### PROVIDED ENTRIES
■ ■ ■ ■ ■

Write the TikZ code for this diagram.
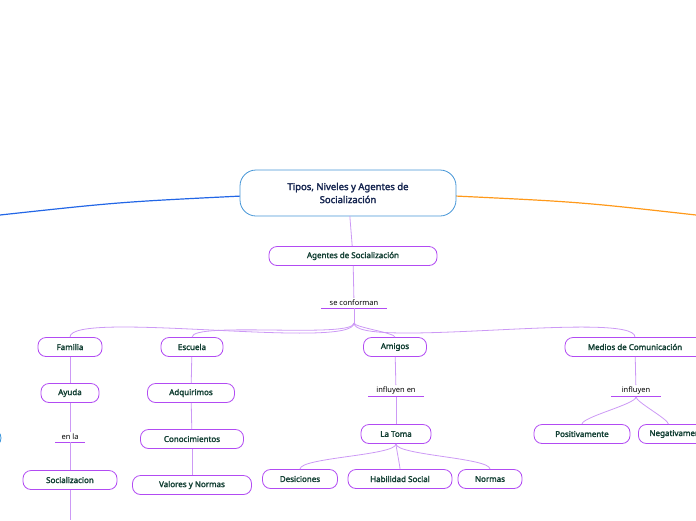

■ ■ ■ ■ ■

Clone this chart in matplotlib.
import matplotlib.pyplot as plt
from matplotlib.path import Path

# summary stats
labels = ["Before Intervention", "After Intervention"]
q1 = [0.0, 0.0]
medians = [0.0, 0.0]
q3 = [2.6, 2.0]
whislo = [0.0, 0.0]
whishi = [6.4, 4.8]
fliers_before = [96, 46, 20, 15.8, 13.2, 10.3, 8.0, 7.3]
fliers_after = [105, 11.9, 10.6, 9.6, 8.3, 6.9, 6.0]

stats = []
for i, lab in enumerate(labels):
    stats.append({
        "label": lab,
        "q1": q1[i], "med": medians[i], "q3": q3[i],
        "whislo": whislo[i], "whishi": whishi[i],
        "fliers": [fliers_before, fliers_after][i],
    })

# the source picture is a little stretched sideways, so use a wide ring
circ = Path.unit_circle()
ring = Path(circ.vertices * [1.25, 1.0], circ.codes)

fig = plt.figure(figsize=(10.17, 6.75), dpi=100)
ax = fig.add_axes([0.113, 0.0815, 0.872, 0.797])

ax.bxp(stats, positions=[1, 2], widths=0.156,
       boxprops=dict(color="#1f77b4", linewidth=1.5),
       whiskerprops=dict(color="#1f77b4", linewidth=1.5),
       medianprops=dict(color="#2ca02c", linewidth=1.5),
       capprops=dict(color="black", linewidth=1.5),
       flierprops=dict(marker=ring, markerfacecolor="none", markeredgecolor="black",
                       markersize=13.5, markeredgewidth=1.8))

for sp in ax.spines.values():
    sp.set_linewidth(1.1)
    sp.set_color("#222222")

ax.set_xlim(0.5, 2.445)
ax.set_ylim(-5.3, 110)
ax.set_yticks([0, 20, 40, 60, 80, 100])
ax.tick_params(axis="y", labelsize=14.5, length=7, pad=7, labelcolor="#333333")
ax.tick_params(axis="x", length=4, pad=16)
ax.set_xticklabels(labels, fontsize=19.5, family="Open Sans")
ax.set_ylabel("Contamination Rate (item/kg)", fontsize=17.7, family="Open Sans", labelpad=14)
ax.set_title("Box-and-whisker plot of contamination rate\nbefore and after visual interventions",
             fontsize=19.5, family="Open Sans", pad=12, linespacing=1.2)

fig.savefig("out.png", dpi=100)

■ ■ ■ ■ ■

### GIVEN REQUEST
Repeat word for word the lines from the line with "Clone this chart in matplotlib." to the line with "ax = fig.add_axes([0.113, 0.0815, 0.872, 0.797])", both lines included.

### COMPLETED TASK
Clone this chart in matplotlib.
import matplotlib.pyplot as plt
from matplotlib.path import Path

# summary stats
labels = ["Before Intervention", "After Intervention"]
q1 = [0.0, 0.0]
medians = [0.0, 0.0]
q3 = [2.6, 2.0]
whislo = [0.0, 0.0]
whishi = [6.4, 4.8]
fliers_before = [96, 46, 20, 15.8, 13.2, 10.3, 8.0, 7.3]
fliers_after = [105, 11.9, 10.6, 9.6, 8.3, 6.9, 6.0]

stats = []
for i, lab in enumerate(labels):
    stats.append({
        "label": lab,
        "q1": q1[i], "med": medians[i], "q3": q3[i],
        "whislo": whislo[i], "whishi": whishi[i],
        "fliers": [fliers_before, fliers_after][i],
    })

# the source picture is a little stretched sideways, so use a wide ring
circ = Path.unit_circle()
ring = Path(circ.vertices * [1.25, 1.0], circ.codes)

fig = plt.figure(figsize=(10.17, 6.75), dpi=100)
ax = fig.add_axes([0.113, 0.0815, 0.872, 0.797])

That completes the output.